ともに生きる [TOMONI-IKIRU]

売れる菓子店へ 共に追求/障害者交流 魅せられて転職(20/08/10)

2020.08.10

  • わたしの現場

藤田 (ふじた)公智(まさのり) さん

人気商品などについて施設利用者と話す藤田公智さん(左)=京都市左京区・茶山sweets Halle

京都市左京区の叡山電鉄茶山駅近く、小さな洋菓子店「茶山sweets Halle(スイーツ・ハレ)」をのぞくと、京都産の素材を生かしたお菓子がずらりと並ぶ。美山(南丹市)のハチミツを使ったマドレーヌ、米粉のバウムクーヘン、宇治田原産の抹茶のフィナンシェ。ていねいな商品説明としゃれたパッケージで、子育て中の女性らに人気を集めている。

ここは、社会福祉法人修光学園が運営する就労継続支援B型事業所「ワークセンターHalle(ハレ)!」の併設店。施設長を務めるのは藤田公智さん(47)だ。同センターは知的障害のある人31人が利用し、紙箱加工と製菓部門がある。

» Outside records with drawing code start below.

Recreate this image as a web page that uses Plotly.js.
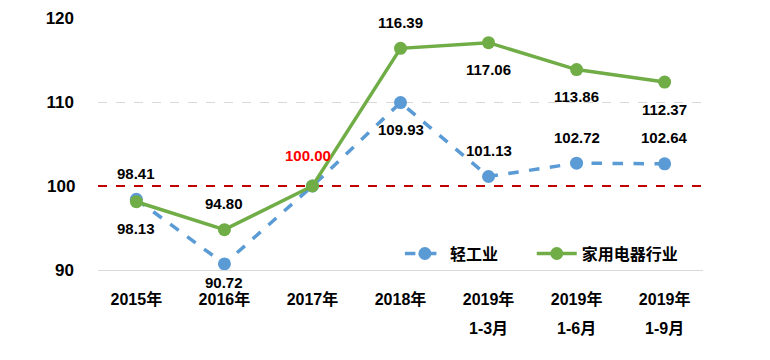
<!DOCTYPE html>
<html>
<head>
<meta charset="utf-8">
<script src="https://cdn.plot.ly/plotly-3.0.1.min.js"></script>
<style>html,body{margin:0;padding:0;background:#fff;}#chart{width:770px;height:360px;}</style>
</head>
<body>
<div id="chart"></div>
<script>
const categories = ['2015年', '2016年', '2017年', '2018年', '2019年 1-3月', '2019年 1-6月', '2019年 1-9月'];
const tickLine1 = ['2015年', '2016年', '2017年', '2018年', '2019年', '2019年', '2019年'];
const tickLine2 = ['', '', '', '', '1-3月', '1-6月', '1-9月'];
const lightIndustry = [98.41, 90.72, 100.00, 109.93, 101.13, 102.72, 102.64];
const appliance = [98.13, 94.80, 100.00, 116.39, 117.06, 113.86, 112.37];
const seriesNames = ['轻工业', '家用电器行业'];
const baseline = 100;

// label placement (style, not data)
const lightSide = ['up', 'near', 'red', 'down', 'up', 'up', 'up'];
const applSide = ['down', 'up', 'none', 'up', 'down', 'down', 'down'];
const shiftFor = {up: 26, down: -27, near: -19, red: 31};

const FONT = 'Liberation Sans, Arial, Noto Sans CJK SC, sans-serif';

const ticktext = tickLine1.map((t, i) => tickLine2[i]
  ? `<span style="font-size:16px">${t}</span><br><br><span style="font-size:16px">${tickLine2[i]}</span>`
  : `<span style="font-size:16px">${t}</span>`);

const traces = [
  {
    x: categories, y: lightIndustry, name: seriesNames[0], type: 'scatter', mode: 'lines+markers',
    line: {color: '#5b9bd5', width: 3.5, dash: 'dash'},
    marker: {color: '#5b9bd5', size: 13}, legend: 'legend'
  },
  {
    x: categories, y: appliance, name: seriesNames[1], type: 'scatter', mode: 'lines+markers',
    line: {color: '#70ad47', width: 3.5},
    marker: {color: '#70ad47', size: 13}, legend: 'legend2'
  }
];

const annotations = [];
function addLabels(vals, sides) {
  vals.forEach((v, i) => {
    const s = sides[i];
    if (s === 'none') return;
    annotations.push({
      x: categories[i], y: v, xref: 'x', yref: 'y', showarrow: false,
      text: '<b>' + v.toFixed(2) + '</b>',
      font: {family: FONT, size: 15, color: s === 'red' ? '#ff0000' : '#000000'},
      yshift: shiftFor[s],
      xshift: s === 'red' ? -4 : 0
    });
  });
}
addLabels(lightIndustry, lightSide);
addLabels(appliance, applSide);

const legendFont = {family: 'Noto Sans CJK SC, sans-serif', size: 16, color: '#000', weight: 'bold'};

const layout = {
  width: 770, height: 360,
  margin: {l: 98, r: 67, t: 18, b: 90},
  paper_bgcolor: '#ffffff', plot_bgcolor: '#ffffff',
  font: {family: FONT, color: '#000000'},
  showlegend: true,
  legend: {
    orientation: 'h', x: 0.499, xanchor: 'left', y: 0.065, yanchor: 'middle',
    font: legendFont, bgcolor: 'rgba(0,0,0,0)', itemwidth: 40
  },
  legend2: {
    orientation: 'h', x: 0.717, xanchor: 'left', y: 0.065, yanchor: 'middle',
    font: legendFont, bgcolor: 'rgba(0,0,0,0)', itemwidth: 40
  },
  xaxis: {
    type: 'category', tickvals: categories, ticktext: ticktext,
    tickfont: {family: 'Liberation Sans, Noto Sans CJK SC, sans-serif', size: 11, color: '#000', weight: 'bold'},
    showgrid: false, showline: true, linecolor: '#d9d9d9', linewidth: 1,
    ticks: '', ticklabelstandoff: 21, zeroline: false, fixedrange: true
  },
  yaxis: {
    range: [90, 120], tickvals: [90, 110, 120],
    tickfont: {family: FONT, size: 17, color: '#000', weight: 'bold'},
    showgrid: true, gridcolor: '#d9d9d9', griddash: 'dash', gridwidth: 1,
    showline: false, zeroline: false, ticks: '', ticklabelstandoff: 23, fixedrange: true
  },
  shapes: [{
    type: 'line', xref: 'paper', yref: 'y', x0: 0, x1: 1, y0: baseline, y1: baseline,
    line: {color: '#c00000', width: 2, dash: 'dash'}, layer: 'between'
  }],
  annotations: annotations.concat([{
    x: 0, xref: 'paper', y: baseline, yref: 'y', xanchor: 'right', showarrow: false,
    text: '<b>100</b>', font: {family: FONT, size: 17, color: '#000'}, xshift: -21
  }])
};

Plotly.newPlot('chart', traces, layout, {displayModeBar: false, staticPlot: true});
</script>
</body>
</html>
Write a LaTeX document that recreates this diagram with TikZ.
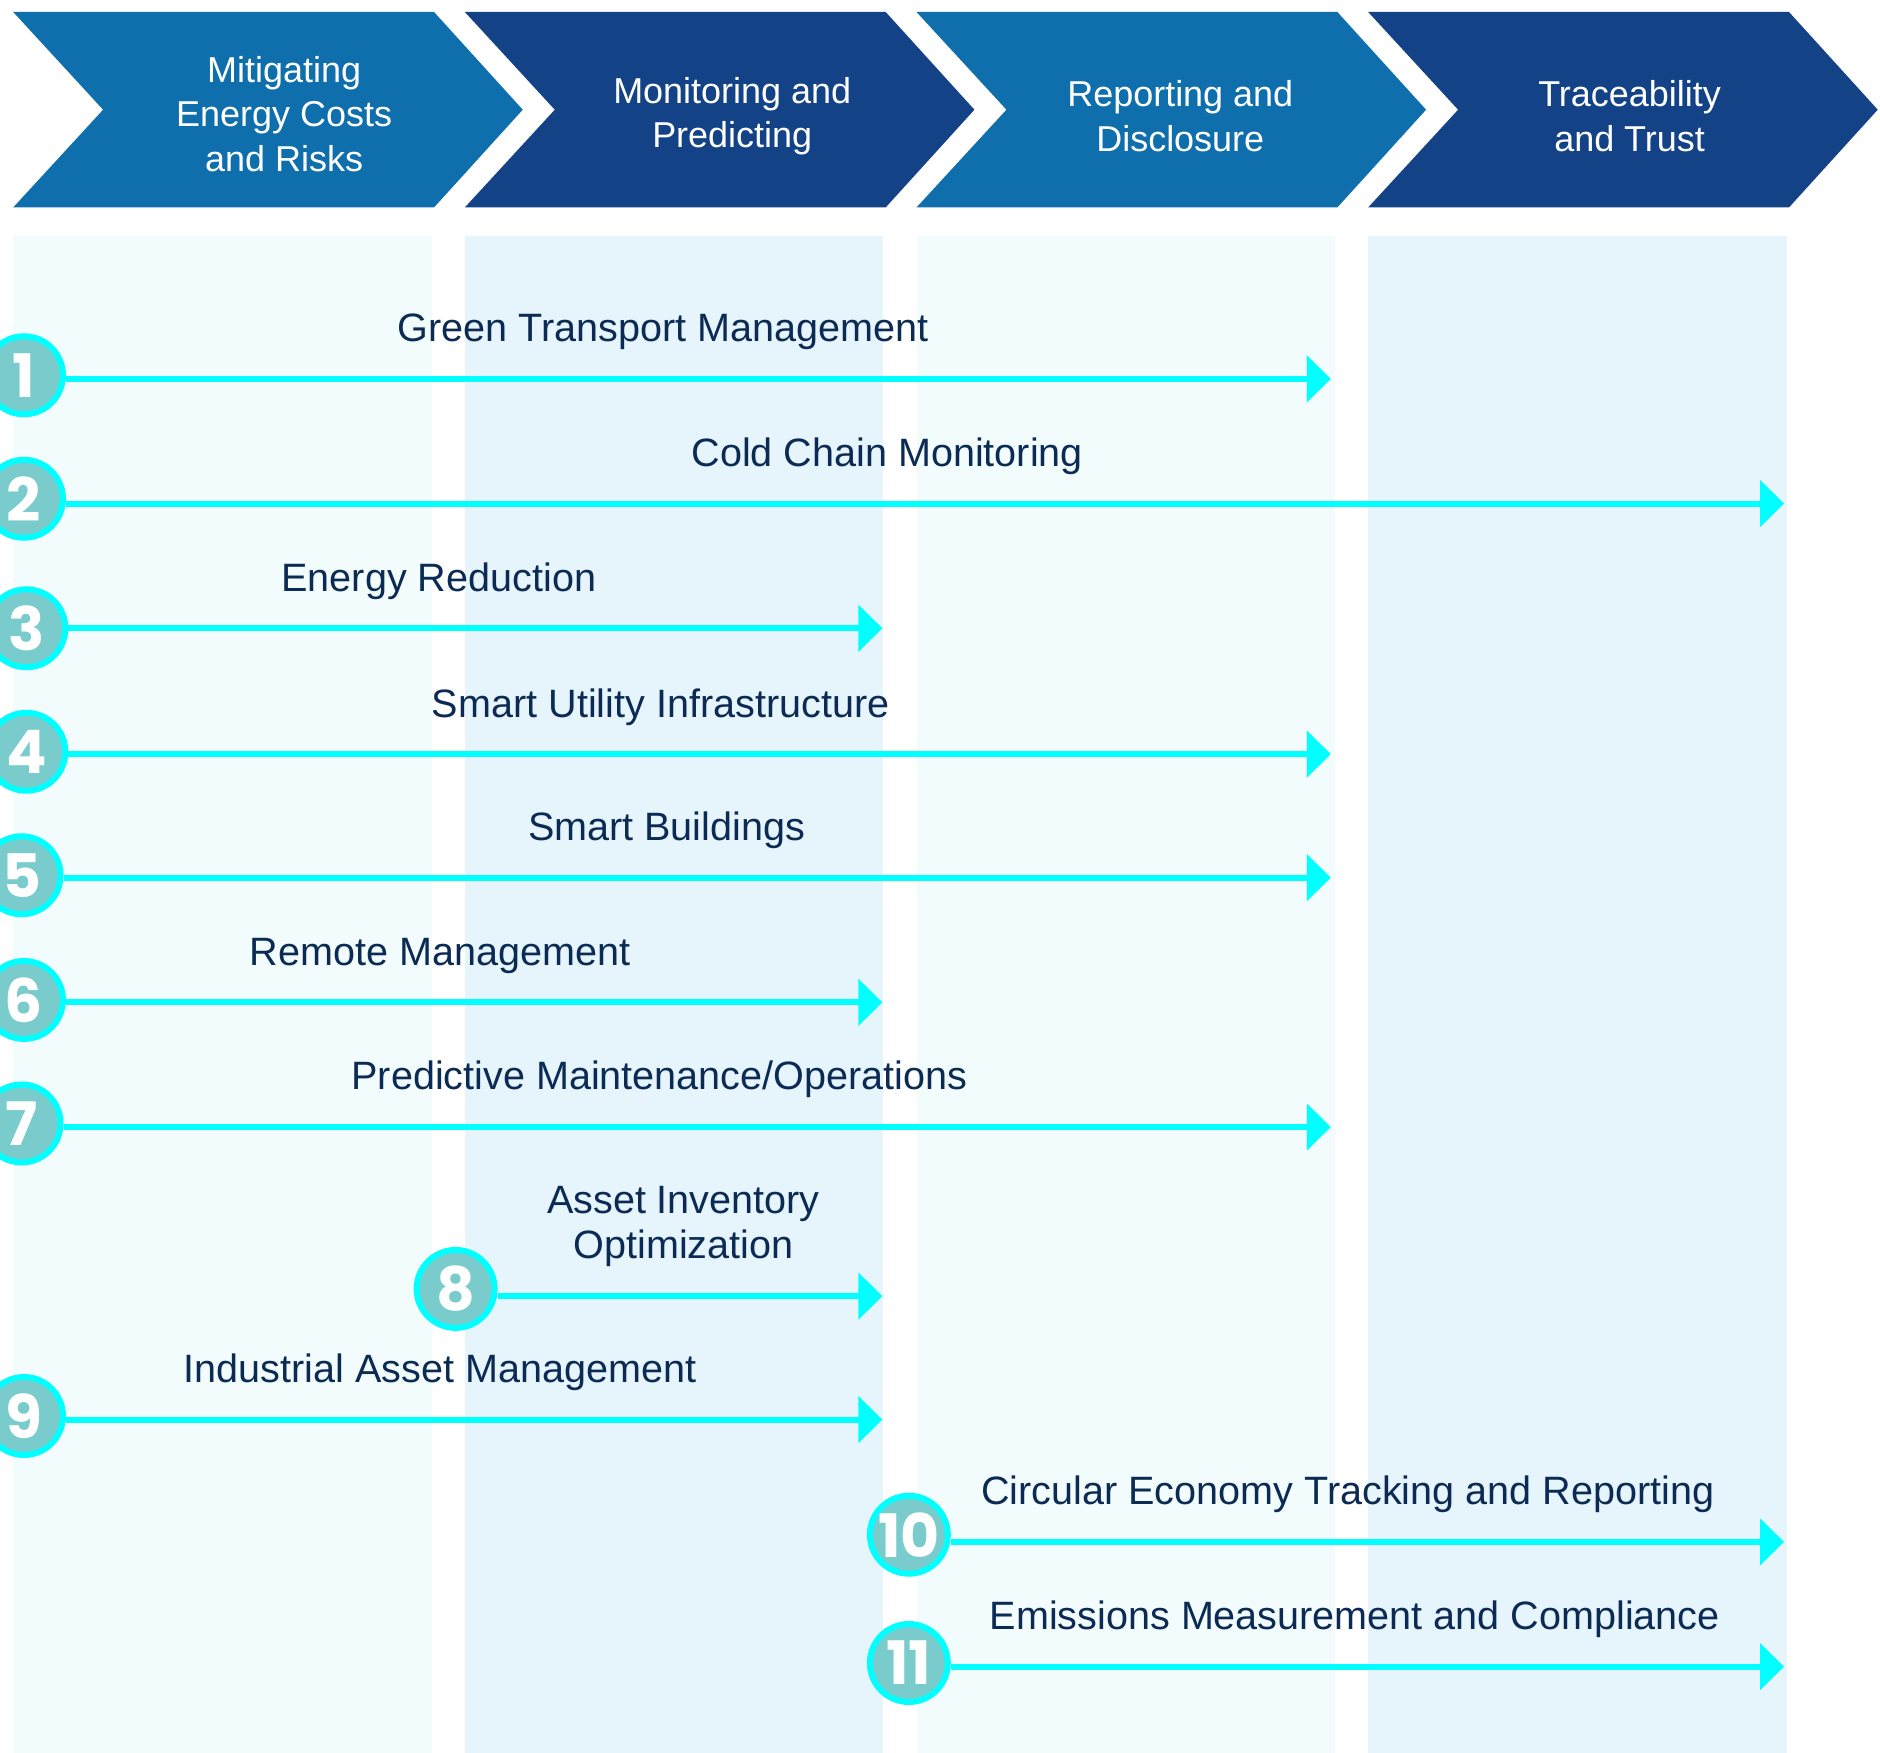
\documentclass[tikz,border=0pt]{standalone}
\usepackage{fontspec}
\setmainfont{Liberation Sans}
\newfontfamily\numfont{Poppins}
\usetikzlibrary{arrows.meta}

\definecolor{midblue}{HTML}{0F6FAD}
\definecolor{darkblue}{HTML}{134287}
\definecolor{paleteal}{HTML}{F2FCFC}
\definecolor{paleblue}{HTML}{E6F4FB}
\definecolor{labelblue}{HTML}{0B2B55}
\definecolor{tealfill}{HTML}{7ACCCC}
\definecolor{cyanline}{HTML}{00FFFF}

\tikzset{
  numcircle/.style={circle,fill=tealfill,draw=cyanline,line width=2.5pt,
    minimum size=32.5pt,inner sep=0pt,text=white,
    font=\numfont\bfseries\fontsize{25}{25}\selectfont},
  flow/.style={cyanline,line width=2.5pt,-{Triangle[length=10pt,width=19pt]}},
  itemlabel/.style={text=labelblue,font=\fontsize{16.5}{19}\selectfont,align=center,anchor=base},
  headlabel/.style={text=white,font=\fontsize{15}{18.5}\selectfont,align=center}
}

\begin{document}
\begin{tikzpicture}[x=0.5pt,y=-0.5pt]
  \useasboundingbox (0,0) rectangle (1568,1462);
  \clip (0,0) rectangle (1568,1462);

  % columns and chevrons
  \foreach \i/\fc/\cc/\hx/\hy/\head in {0/midblue/paleteal/226/95/{Mitigating\\Energy Costs\\and Risks},
                                1/darkblue/paleblue/223/97/{Monitoring and\\Predicting},
                                2/midblue/paleteal/220/97/{Reporting and\\Disclosure},
                                3/darkblue/paleblue/218/97/{Traceability\\and Trust}}{
    \pgfmathsetmacro\xo{11+\i*376.7}
    \fill[\cc] (\xo,197) rectangle ++(349,1265);
    \fill[\fc] (\xo,10) -- ++(351,0) -- ++(74,81.5) -- ++(-74,81.5)
      -- ++(-351,0) -- ++(75,-81.5) -- cycle;
    \node[headlabel] (h\i) at (\xo+\hx,\hy) {\head};
  }

  % rows: number / circle x / circle y / arrow y / tip x / label x / label
  \foreach \n/\cx/\cy/\ay/\tx/\lx/\txt in {
      1/20/313/316/1110/553/{Green Transport Management},
      2/20/416/420/1488/740/{Cold Chain Monitoring},
      3/22/524/524/736/366/{Energy Reduction},
      4/22/627/629/1110/551/{Smart Utility Infrastructure},
      5/18/730/732/1110/556/{Smart Buildings},
      6/20/834/836/736/367/{Remote Management},
      7/18/937/940/1110/550/{Predictive Maintenance/Operations},
      8/380/1075/1081/736/570/{Asset Inventory\\Optimization},
      9/20/1181/1184/736/367/{Industrial Asset Management},
      10/758/1280/1286/1488/1124/{Circular Economy Tracking and Reporting},
      11/758/1387/1390/1488/1130/{Emissions Measurement and Compliance}}{
    \coordinate (e\n) at (\tx,\ay);
    \node[numcircle] (n\n) at (\cx,\cy) {\n};
    \draw[flow] (n\n.east |- e\n) -- (e\n);
    \node[itemlabel] (l\n) at (\lx,\ay-31) {\txt};
  }
\end{tikzpicture}
\end{document}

「製菓で大事にしているのは、商品のレベルを上げること。障害者がやっているから、ではなく、おいしいという理由で通ってもらえるようなお菓子屋さんとして評価してもらいたい」

店内に設けられた大きな窓からは工房が見える。近所の人や子どもたちが何げなくのぞいた時に働く姿を目にしてもらえたら、との思いからだ。生地を作ったり、固いバターをたたいて柔らかくしたり、利用者は作業にいそしんでおり、店頭に出て接客する人もある。

福祉の仕事にすっかり魅せられている藤田さんだが、前職は塗料会社の社員。大学で化学を学び、就職したのちに転職した経歴の持ち主だ。福祉との出会いは大学時代の学外ボランティア活動だが、「キャンプのお兄さん」になりたくて、たまたま募集があったのが、障害のある人とのキャンプ活動だったという不思議な縁。就職後も活動を続けるうち、キャンプアドバイザーとしての時間の方が面白くなり、転職した。

「知的障害のある人とキャンプで関わる中で、その人の思いがわかる瞬間に出会えた時はとてもうれしく、企業での仕事よりも魅力的でした」。利用者も、自分の思いが伝わると喜びの表情に変わる。そんな表情を見られることが、やりがいの一つだ。

修光学園でのアルバイトからスタートし、法人の別事業で、陶芸やクラフトのサポート、パン作りも経験した。そして2017年に「ワークセンターHalle!」が開設され、施設長になった。「福祉を知らず、化学の知識しかない状態からの出発だったけれど、企業での経験が役立っている」と感じることがある。消費者目線を大事に、「お店だから、ちゃんとお店らしく」という感覚を忘れないでいられることだ。

売れるお菓子屋さんでいられるために、努力を惜しまない。パソコンに詳しい人から教わり、デザイン性の高いパンフレットを自ら作製。消費者の感覚が「おいしいから」に変わってもらえるよう頭をひねる。それもひとえに、利用者が1人暮らしをしたり、携帯電話を持ったり、自己実現できるだけの工賃を生み出すためだ。

自分たちの作ったものが売れるうれしさは、利用者もスタッフも同じ。「仕事って、モチベーションを低くすることも、楽しくすることもできる。どうせなら、中途半端よりもいいものを作りたいし、楽しい方がいい」。大事なモットーを、利用者たちと共有している。